The Cavan Senior Football Championship is an annual Gaelic Athletic Association club competition between the top Cavan Gaelic football clubs. It was first competed for in 1888. The winners get the Oliver Plunkett Cup and qualifies to represent their county in the Ulster Club Championship and in turn, go on to the All-Ireland Senior Club Football Championship. Cornafean have won the most titles, having been victorious 20 times. The current Senior football champions are Gowna after beating Killygarry in the final of 2022.

Format
12 teams will contest the Hotel Kilmore Senior Football Championship.

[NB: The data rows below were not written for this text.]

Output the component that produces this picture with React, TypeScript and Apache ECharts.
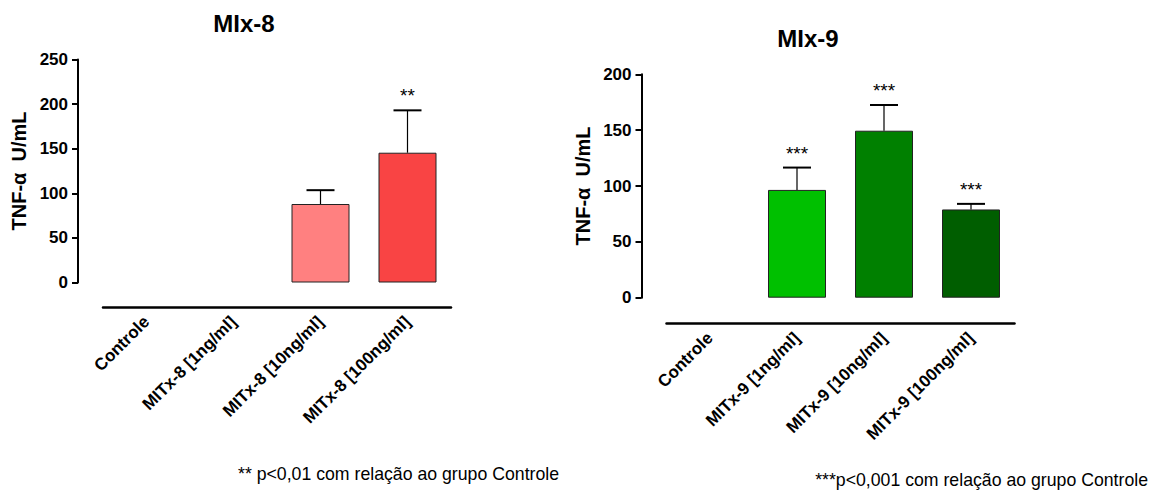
import React, { useEffect, useRef } from "react";
import * as echarts from "echarts";

const categories8 = ["Controle", "MITx-8 [1ng/ml]", "MITx-8 [10ng/ml]", "MITx-8 [100ng/ml]"];
const means8: (number | null)[] = [null, null, 88, 145.5];
const errTop8: (number | null)[] = [null, null, 103.5, 193];
const stars8 = ["", "", "", "**"];

const categories9 = ["Controle", "MITx-9 [1ng/ml]", "MITx-9 [10ng/ml]", "MITx-9 [100ng/ml]"];
const means9: (number | null)[] = [null, 96.5, 149.5, 79];
const errTop9: (number | null)[] = [null, 116.5, 172.5, 84];
const stars9 = ["", "***", "***", "***"];

const colors8 = ["#ffffff", "#ffffff", "#FF8080", "#F94444"];
const colors9 = ["#ffffff", "#00C000", "#008000", "#005E00"];

const FONT = "'Liberation Sans', Arial, sans-serif";

function barData(means: (number | null)[], colors: string[]) {
  return means.map((v, i) =>
    v == null ? "-" : { value: v, itemStyle: { color: colors[i] } }
  );
}

function errData(means: (number | null)[], tops: (number | null)[]) {
  return means.map((v, i) => (v == null ? [i, NaN, NaN] : [i, v, tops[i] as number]));
}

function errSeries(idx: number, means: (number | null)[], tops: (number | null)[], stars: string[]) {
  return {
    type: "custom",
    xAxisIndex: idx,
    yAxisIndex: idx,
    z: 5,
    data: errData(means, tops),
    renderItem: (params: any, api: any) => {
      const i = api.value(0);
      const m = api.value(1);
      const t = api.value(2);
      if (isNaN(m)) return null;
      const p0 = api.coord([i, m]);
      const p1 = api.coord([i, t]);
      const half = 14;
      return {
        type: "group",
        children: [
          { type: "line", shape: { x1: p0[0], y1: p0[1], x2: p1[0], y2: p1[1] }, style: { stroke: "#000", lineWidth: 1.2 } },
          { type: "line", shape: { x1: p1[0] - half, y1: p1[1], x2: p1[0] + half, y2: p1[1] }, style: { stroke: "#000", lineWidth: 2 } },
          {
            type: "text",
            x: p1[0],
            y: p1[1] - 5,
            style: {
              text: stars[params.dataIndex],
              fill: "#000",
              font: `19px ${FONT}`,
              textAlign: "center",
              textVerticalAlign: "bottom",
            },
          },
        ],
      };
    },
  };
}

function yAxisDef(gridIndex: number, max: number) {
  return {
    type: "value",
    gridIndex,
    min: 0,
    max,
    interval: 50,
    offset: 25,
    name: "TNF-\u03B1  U/mL",
    nameLocation: "middle",
    nameRotate: 90,
    nameGap: 49,
    nameTextStyle: { fontFamily: FONT, fontWeight: "bold", fontSize: 20, color: "#000" },
    axisLine: { show: true, lineStyle: { color: "#000", width: 2 } },
    axisTick: { show: true, length: 6, lineStyle: { color: "#000", width: 2 } },
    axisLabel: { fontFamily: FONT, fontWeight: "bold", fontSize: 17, color: "#000", margin: 10 },
    splitLine: { show: false },
  };
}

function xAxisDef(gridIndex: number, cats: string[], offset: number) {
  return {
    type: "category",
    gridIndex,
    data: cats,
    offset,
    axisLine: { show: true, onZero: false, lineStyle: { color: "#000", width: 2.5 } },
    axisTick: { show: false },
    axisLabel: {
      interval: 0,
      rotate: 45,
      margin: 12,
      fontFamily: FONT,
      fontWeight: "bold",
      fontSize: 17,
      color: "#000",
    },
  };
}

export default function App() {
  const ref = useRef<HTMLDivElement>(null);
  useEffect(() => {
    if (!ref.current) return;
    const chart = echarts.init(ref.current, null, { renderer: "svg" });
    chart.setOption({
      animation: false,
      backgroundColor: "#fff",
      grid: [
        { left: 103, top: 59.5, width: 348, height: 223, containLabel: false },
        { left: 666.5, top: 74.3, width: 348, height: 223.4, containLabel: false },
      ],
      xAxis: [xAxisDef(0, categories8, 24.5), xAxisDef(1, categories9, 25.6)],
      yAxis: [yAxisDef(0, 250), yAxisDef(1, 200)],
      series: [
        {
          type: "bar",
          xAxisIndex: 0,
          yAxisIndex: 0,
          barWidth: 58,
          itemStyle: { borderColor: "#222", borderWidth: 1 },
          data: barData(means8, colors8),
        },
        errSeries(0, means8, errTop8, stars8),
        {
          type: "bar",
          xAxisIndex: 1,
          yAxisIndex: 1,
          barWidth: 58,
          itemStyle: { borderColor: "#222", borderWidth: 1 },
          data: barData(means9, colors9),
        },
        errSeries(1, means9, errTop9, stars9),
      ],
      graphic: [
        {
          type: "text",
          x: 244,
          y: 23,
          style: {
            text: "MIx-8",
            font: `bold 24px ${FONT}`,
            fill: "#000",
            textAlign: "center",
            textVerticalAlign: "middle",
          },
        },
        {
          type: "text",
          x: 808,
          y: 38,
          style: {
            text: "MIx-9",
            font: `bold 24px ${FONT}`,
            fill: "#000",
            textAlign: "center",
            textVerticalAlign: "middle",
          },
        },
        {
          type: "text",
          x: 238,
          y: 474,
          style: {
            text: "** p<0,01 com relação ao grupo Controle",
            font: `17.7px ${FONT}`,
            fill: "#000",
            textAlign: "left",
            textVerticalAlign: "middle",
          },
        },
        {
          type: "text",
          x: 1148,
          y: 480,
          style: {
            text: "***p<0,001 com relação ao grupo Controle",
            font: `17.7px ${FONT}`,
            fill: "#000",
            textAlign: "right",
            textVerticalAlign: "middle",
          },
        },
      ],
    });
    return () => chart.dispose();
  }, []);
  return <div ref={ref} style={{ position: "fixed", left: 0, top: 0, width: 1160, height: 494 }} />;
}
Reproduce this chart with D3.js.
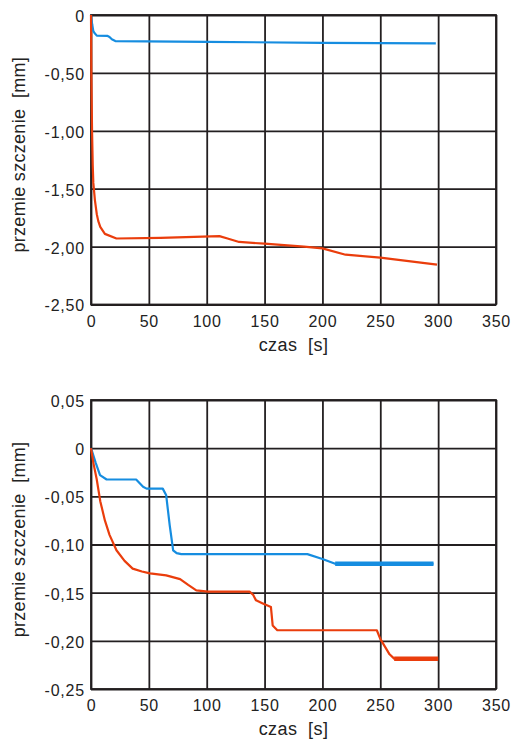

The championship shall be run on a league basis up to the Quarter-Final stage and Knock-out thereafter. Each team will play 4 rounds in the league phase against different opponents with the fixtures decided by a random draw at the conclusion of each round. Placings in the league stage shall be decided in accordance with rule 6.21 of the GAA Official Guide 2016 as amended below:

6.21 (4) If a Championship is partly organised on a League basis, the following Regulations shall apply:
(a) League Results shall be credited as follows: 2 points for a win, and one for a draw.
(b) If a Team is Disqualified or Retires during the course of a League Stage, its played games shall stand and its un-played games shall be awarded to the opposing teams..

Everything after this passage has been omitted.